Supplied information —
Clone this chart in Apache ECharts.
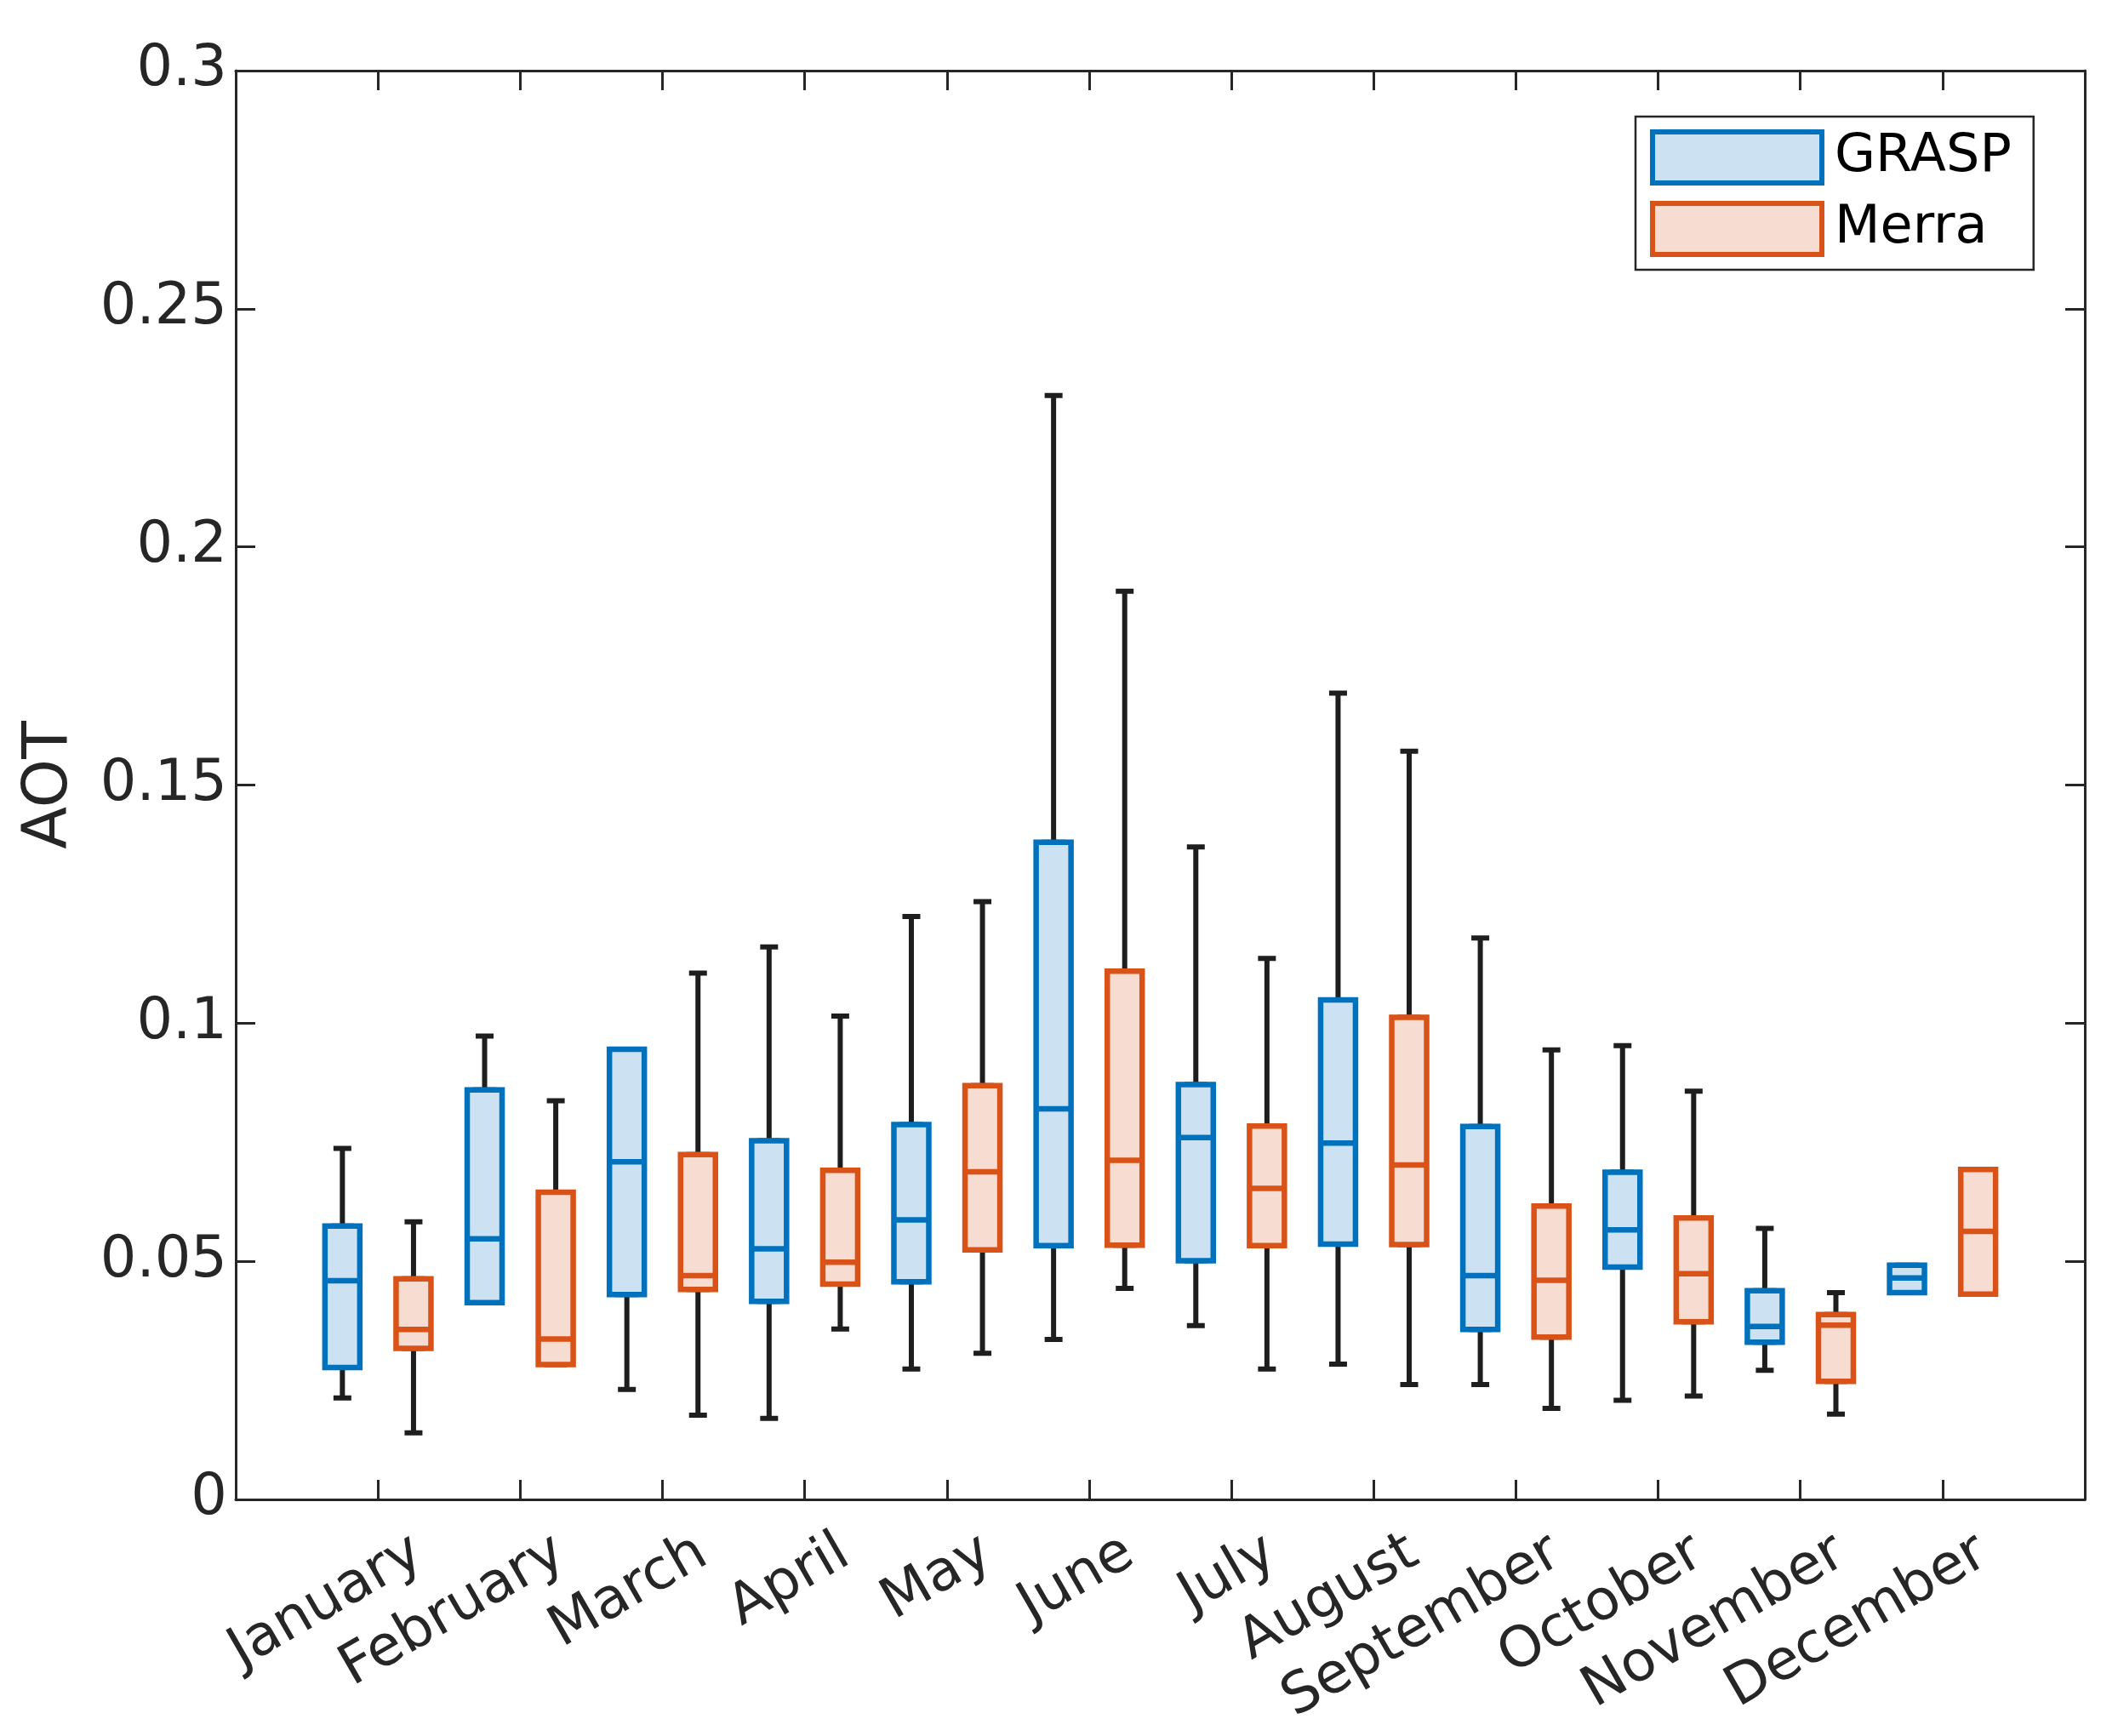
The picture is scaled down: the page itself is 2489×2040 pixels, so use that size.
<!DOCTYPE html>
<html>
<head>
<meta charset="utf-8">
<script src="https://cdn.jsdelivr.net/npm/echarts@6/dist/echarts.min.js"></script>
<style>
html,body{margin:0;padding:0;background:#fff;}
#chart{width:2489px;height:2040px;}
</style>
</head>
<body>
<div id="chart"></div>
<script>
// ---- data ----
const months = ['January','February','March','April','May','June','July','August','September','October','November','December'];
const yTicks = [0, 0.05, 0.1, 0.15, 0.2, 0.25, 0.3];

const graspMin    = [0.0213, 0.0413, 0.0231, 0.0170, 0.0274, 0.0336, 0.0365, 0.0284, 0.0241, 0.0208, 0.0271, 0.0434];
const graspQ1     = [0.0277, 0.0413, 0.0430, 0.0416, 0.0457, 0.0533, 0.0501, 0.0536, 0.0357, 0.0488, 0.0330, 0.0434];
const graspMedian = [0.0459, 0.0547, 0.0709, 0.0526, 0.0587, 0.0820, 0.0760, 0.0748, 0.0470, 0.0566, 0.0363, 0.0465];
const graspQ3     = [0.0574, 0.0860, 0.0945, 0.0753, 0.0787, 0.1380, 0.0871, 0.1049, 0.0783, 0.0687, 0.0438, 0.0492];
const graspMax    = [0.0737, 0.0973, 0.0945, 0.1160, 0.1224, 0.2318, 0.1370, 0.1693, 0.1179, 0.0953, 0.0569, 0.0492];

const merraMin    = [0.0140, 0.0283, 0.0177, 0.0358, 0.0307, 0.0443, 0.0274, 0.0241, 0.0191, 0.0217, 0.0179, 0.0431];
const merraQ1     = [0.0317, 0.0283, 0.0441, 0.0452, 0.0524, 0.0534, 0.0533, 0.0535, 0.0341, 0.0373, 0.0248, 0.0431];
const merraMedian = [0.0357, 0.0337, 0.0470, 0.0498, 0.0688, 0.0712, 0.0653, 0.0702, 0.0460, 0.0474, 0.0366, 0.0563];
const merraQ3     = [0.0463, 0.0645, 0.0724, 0.0691, 0.0869, 0.1109, 0.0784, 0.1012, 0.0616, 0.0591, 0.0388, 0.0693];
const merraMax    = [0.0583, 0.0837, 0.1105, 0.1015, 0.1255, 0.1907, 0.1136, 0.1571, 0.0944, 0.0857, 0.0434, 0.0693];

// ---- styling / layout ----
const FONT = 'DejaVu Sans';
const AX = '#262626';
const BLUE = '#0072BD', BLUE_FILL = '#CCE2F2';
const ORANGE = '#D95319', ORANGE_FILL = '#F7DCD1';
const WHISKER = '#1e1e1e';
const OFFSET = 0.25; // each month's two boxes sit either side of the month tick

function boxItems(q1, med, q3, off) {
  return months.map((m, i) => [i + 1 + off, q1[i], q1[i], med[i], q3[i], q3[i]]);
}
function whiskerItems(mn, q1, med, q3, mx, off) {
  return months.map((m, i) => [i + 1 + off, mn[i], q1[i], med[i], q3[i], mx[i]]);
}
const whiskerData = whiskerItems(graspMin, graspQ1, graspMedian, graspQ3, graspMax, -OFFSET)
  .concat(whiskerItems(merraMin, merraQ1, merraMedian, merraQ3, merraMax, OFFSET));

const chart = echarts.init(document.getElementById('chart'), null, {renderer: 'canvas'});

const xBase = {
  type: 'value', min: 0, max: 13, interval: 1,
  splitLine: {show: false}
};

const option = {
  animation: false,
  backgroundColor: '#fff',
  grid: {left: 277, right: 39, top: 83, bottom: 278, containLabel: false},
  legend: {
    left: 1922, top: 137,
    orient: 'vertical',
    backgroundColor: '#fff',
    borderColor: AX, borderWidth: 2.5,
    padding: [15, 26, 15, 17],
    itemGap: 18,
    itemWidth: 199, itemHeight: 60,
    selectedMode: false,
    textStyle: {fontFamily: FONT, fontSize: 62, color: '#000', padding: [6, 0, 0, 10]},
    data: [
      {name: 'GRASP', icon: 'rect', itemStyle: {color: BLUE_FILL, borderColor: BLUE, borderWidth: 6}},
      {name: 'Merra', icon: 'rect', itemStyle: {color: ORANGE_FILL, borderColor: ORANGE, borderWidth: 6}}
    ]
  },
  xAxis: [
    Object.assign({}, xBase, {
      position: 'bottom',
      axisLine: {show: true, onZero: false, lineStyle: {color: AX, width: 3}},
      axisTick: {show: true, inside: true, length: 23, lineStyle: {color: AX, width: 3}},
      axisLabel: {
        show: true, rotate: 30, margin: 86,
        padding: [0, -55, 0, 0],
        fontFamily: FONT, fontSize: 66, color: AX,
        formatter: function (v) { const k = Math.round(v); return (k >= 1 && k <= 12) ? months[k - 1] : ''; }
      }
    }),
    Object.assign({}, xBase, {
      position: 'top',
      axisLine: {show: true, onZero: false, lineStyle: {color: AX, width: 3}},
      axisTick: {show: true, inside: true, length: 23, lineStyle: {color: AX, width: 3}},
      axisLabel: {show: false}
    }),
    Object.assign({}, xBase, {show: false, position: 'bottom'})
  ],
  yAxis: [
    {
      type: 'value', min: yTicks[0], max: yTicks[yTicks.length - 1], interval: 0.05,
      position: 'left',
      name: 'AOT', nameLocation: 'middle', nameGap: 181, nameRotate: 90,
      nameTextStyle: {fontFamily: FONT, fontSize: 73, color: AX},
      axisLine: {show: true, onZero: false, lineStyle: {color: AX, width: 3}},
      axisTick: {show: true, inside: true, length: 23, lineStyle: {color: AX, width: 3}},
      axisLabel: {show: true, margin: 10, fontFamily: FONT, fontSize: 67, color: AX,
        formatter: function (v) { return String(+v.toFixed(2)); }},
      splitLine: {show: false}
    },
    {
      type: 'value', min: yTicks[0], max: yTicks[yTicks.length - 1], interval: 0.05,
      position: 'right',
      axisLine: {show: true, onZero: false, lineStyle: {color: AX, width: 3}},
      axisTick: {show: true, inside: true, length: 23, lineStyle: {color: AX, width: 3}},
      axisLabel: {show: false},
      splitLine: {show: false}
    }
  ],
  series: [
    {
      name: 'whiskers', type: 'boxplot', xAxisIndex: 0, yAxisIndex: 0,
      z: 2, boxWidth: [21, 21],
      itemStyle: {color: 'rgba(0,0,0,0)', borderColor: WHISKER, borderWidth: 6},
      emphasis: {disabled: true},
      data: whiskerData
    },
    {
      name: 'GRASP', type: 'boxplot', xAxisIndex: 1, yAxisIndex: 0,
      z: 3, boxWidth: [41, 41],
      itemStyle: {color: BLUE_FILL, borderColor: BLUE, borderWidth: 6.5},
      emphasis: {disabled: true},
      data: boxItems(graspQ1, graspMedian, graspQ3, -OFFSET)
    },
    {
      name: 'Merra', type: 'boxplot', xAxisIndex: 2, yAxisIndex: 0,
      z: 3, boxWidth: [41, 41],
      itemStyle: {color: ORANGE_FILL, borderColor: ORANGE, borderWidth: 6.5},
      emphasis: {disabled: true},
      data: boxItems(merraQ1, merraMedian, merraQ3, OFFSET)
    }
  ]
};
chart.setOption(option);
</script>
</body>
</html>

Given instruction —
Omit the pictures, then output the rest of the listing exactly.

Exercise result —
Clone this chart in Apache ECharts.
The picture is scaled down: the page itself is 2489×2040 pixels, so use that size.
<!DOCTYPE html>
<html>
<head>
<meta charset="utf-8">
<script src="https://cdn.jsdelivr.net/npm/echarts@6/dist/echarts.min.js"></script>
<style>
html,body{margin:0;padding:0;background:#fff;}
#chart{width:2489px;height:2040px;}
</style>
</head>
<body>
<div id="chart"></div>
<script>
// ---- data ----
const months = ['January','February','March','April','May','June','July','August','September','October','November','December'];
const yTicks = [0, 0.05, 0.1, 0.15, 0.2, 0.25, 0.3];

const graspMin    = [0.0213, 0.0413, 0.0231, 0.0170, 0.0274, 0.0336, 0.0365, 0.0284, 0.0241, 0.0208, 0.0271, 0.0434];
const graspQ1     = [0.0277, 0.0413, 0.0430, 0.0416, 0.0457, 0.0533, 0.0501, 0.0536, 0.0357, 0.0488, 0.0330, 0.0434];
const graspMedian = [0.0459, 0.0547, 0.0709, 0.0526, 0.0587, 0.0820, 0.0760, 0.0748, 0.0470, 0.0566, 0.0363, 0.0465];
const graspQ3     = [0.0574, 0.0860, 0.0945, 0.0753, 0.0787, 0.1380, 0.0871, 0.1049, 0.0783, 0.0687, 0.0438, 0.0492];
const graspMax    = [0.0737, 0.0973, 0.0945, 0.1160, 0.1224, 0.2318, 0.1370, 0.1693, 0.1179, 0.0953, 0.0569, 0.0492];

const merraMin    = [0.0140, 0.0283, 0.0177, 0.0358, 0.0307, 0.0443, 0.0274, 0.0241, 0.0191, 0.0217, 0.0179, 0.0431];
const merraQ1     = [0.0317, 0.0283, 0.0441, 0.0452, 0.0524, 0.0534, 0.0533, 0.0535, 0.0341, 0.0373, 0.0248, 0.0431];
const merraMedian = [0.0357, 0.0337, 0.0470, 0.0498, 0.0688, 0.0712, 0.0653, 0.0702, 0.0460, 0.0474, 0.0366, 0.0563];
const merraQ3     = [0.0463, 0.0645, 0.0724, 0.0691, 0.0869, 0.1109, 0.0784, 0.1012, 0.0616, 0.0591, 0.0388, 0.0693];
const merraMax    = [0.0583, 0.0837, 0.1105, 0.1015, 0.1255, 0.1907, 0.1136, 0.1571, 0.0944, 0.0857, 0.0434, 0.0693];

// ---- styling / layout ----
const FONT = 'DejaVu Sans';
const AX = '#262626';
const BLUE = '#0072BD', BLUE_FILL = '#CCE2F2';
const ORANGE = '#D95319', ORANGE_FILL = '#F7DCD1';
const WHISKER = '#1e1e1e';
const OFFSET = 0.25; // each month's two boxes sit either side of the month tick

function boxItems(q1, med, q3, off) {
  return months.map((m, i) => [i + 1 + off, q1[i], q1[i], med[i], q3[i], q3[i]]);
}
function whiskerItems(mn, q1, med, q3, mx, off) {
  return months.map((m, i) => [i + 1 + off, mn[i], q1[i], med[i], q3[i], mx[i]]);
}
const whiskerData = whiskerItems(graspMin, graspQ1, graspMedian, graspQ3, graspMax, -OFFSET)
  .concat(whiskerItems(merraMin, merraQ1, merraMedian, merraQ3, merraMax, OFFSET));

const chart = echarts.init(document.getElementById('chart'), null, {renderer: 'canvas'});

const xBase = {
  type: 'value', min: 0, max: 13, interval: 1,
  splitLine: {show: false}
};

const option = {
  animation: false,
  backgroundColor: '#fff',
  grid: {left: 277, right: 39, top: 83, bottom: 278, containLabel: false},
  legend: {
    left: 1922, top: 137,
    orient: 'vertical',
    backgroundColor: '#fff',
    borderColor: AX, borderWidth: 2.5,
    padding: [15, 26, 15, 17],
    itemGap: 18,
    itemWidth: 199, itemHeight: 60,
    selectedMode: false,
    textStyle: {fontFamily: FONT, fontSize: 62, color: '#000', padding: [6, 0, 0, 10]},
    data: [
      {name: 'GRASP', icon: 'rect', itemStyle: {color: BLUE_FILL, borderColor: BLUE, borderWidth: 6}},
      {name: 'Merra', icon: 'rect', itemStyle: {color: ORANGE_FILL, borderColor: ORANGE, borderWidth: 6}}
    ]
  },
  xAxis: [
    Object.assign({}, xBase, {
      position: 'bottom',
      axisLine: {show: true, onZero: false, lineStyle: {color: AX, width: 3}},
      axisTick: {show: true, inside: true, length: 23, lineStyle: {color: AX, width: 3}},
      axisLabel: {
        show: true, rotate: 30, margin: 86,
        padding: [0, -55, 0, 0],
        fontFamily: FONT, fontSize: 66, color: AX,
        formatter: function (v) { const k = Math.round(v); return (k >= 1 && k <= 12) ? months[k - 1] : ''; }
      }
    }),
    Object.assign({}, xBase, {
      position: 'top',
      axisLine: {show: true, onZero: false, lineStyle: {color: AX, width: 3}},
      axisTick: {show: true, inside: true, length: 23, lineStyle: {color: AX, width: 3}},
      axisLabel: {show: false}
    }),
    Object.assign({}, xBase, {show: false, position: 'bottom'})
  ],
  yAxis: [
    {
      type: 'value', min: yTicks[0], max: yTicks[yTicks.length - 1], interval: 0.05,
      position: 'left',
      name: 'AOT', nameLocation: 'middle', nameGap: 181, nameRotate: 90,
      nameTextStyle: {fontFamily: FONT, fontSize: 73, color: AX},
      axisLine: {show: true, onZero: false, lineStyle: {color: AX, width: 3}},
      axisTick: {show: true, inside: true, length: 23, lineStyle: {color: AX, width: 3}},
      axisLabel: {show: true, margin: 10, fontFamily: FONT, fontSize: 67, color: AX,
        formatter: function (v) { return String(+v.toFixed(2)); }},
      splitLine: {show: false}
    },
    {
      type: 'value', min: yTicks[0], max: yTicks[yTicks.length - 1], interval: 0.05,
      position: 'right',
      axisLine: {show: true, onZero: false, lineStyle: {color: AX, width: 3}},
      axisTick: {show: true, inside: true, length: 23, lineStyle: {color: AX, width: 3}},
      axisLabel: {show: false},
      splitLine: {show: false}
    }
  ],
  series: [
    {
      name: 'whiskers', type: 'boxplot', xAxisIndex: 0, yAxisIndex: 0,
      z: 2, boxWidth: [21, 21],
      itemStyle: {color: 'rgba(0,0,0,0)', borderColor: WHISKER, borderWidth: 6},
      emphasis: {disabled: true},
      data: whiskerData
    },
    {
      name: 'GRASP', type: 'boxplot', xAxisIndex: 1, yAxisIndex: 0,
      z: 3, boxWidth: [41, 41],
      itemStyle: {color: BLUE_FILL, borderColor: BLUE, borderWidth: 6.5},
      emphasis: {disabled: true},
      data: boxItems(graspQ1, graspMedian, graspQ3, -OFFSET)
    },
    {
      name: 'Merra', type: 'boxplot', xAxisIndex: 2, yAxisIndex: 0,
      z: 3, boxWidth: [41, 41],
      itemStyle: {color: ORANGE_FILL, borderColor: ORANGE, borderWidth: 6.5},
      emphasis: {disabled: true},
      data: boxItems(merraQ1, merraMedian, merraQ3, OFFSET)
    }
  ]
};
chart.setOption(option);
</script>
</body>
</html>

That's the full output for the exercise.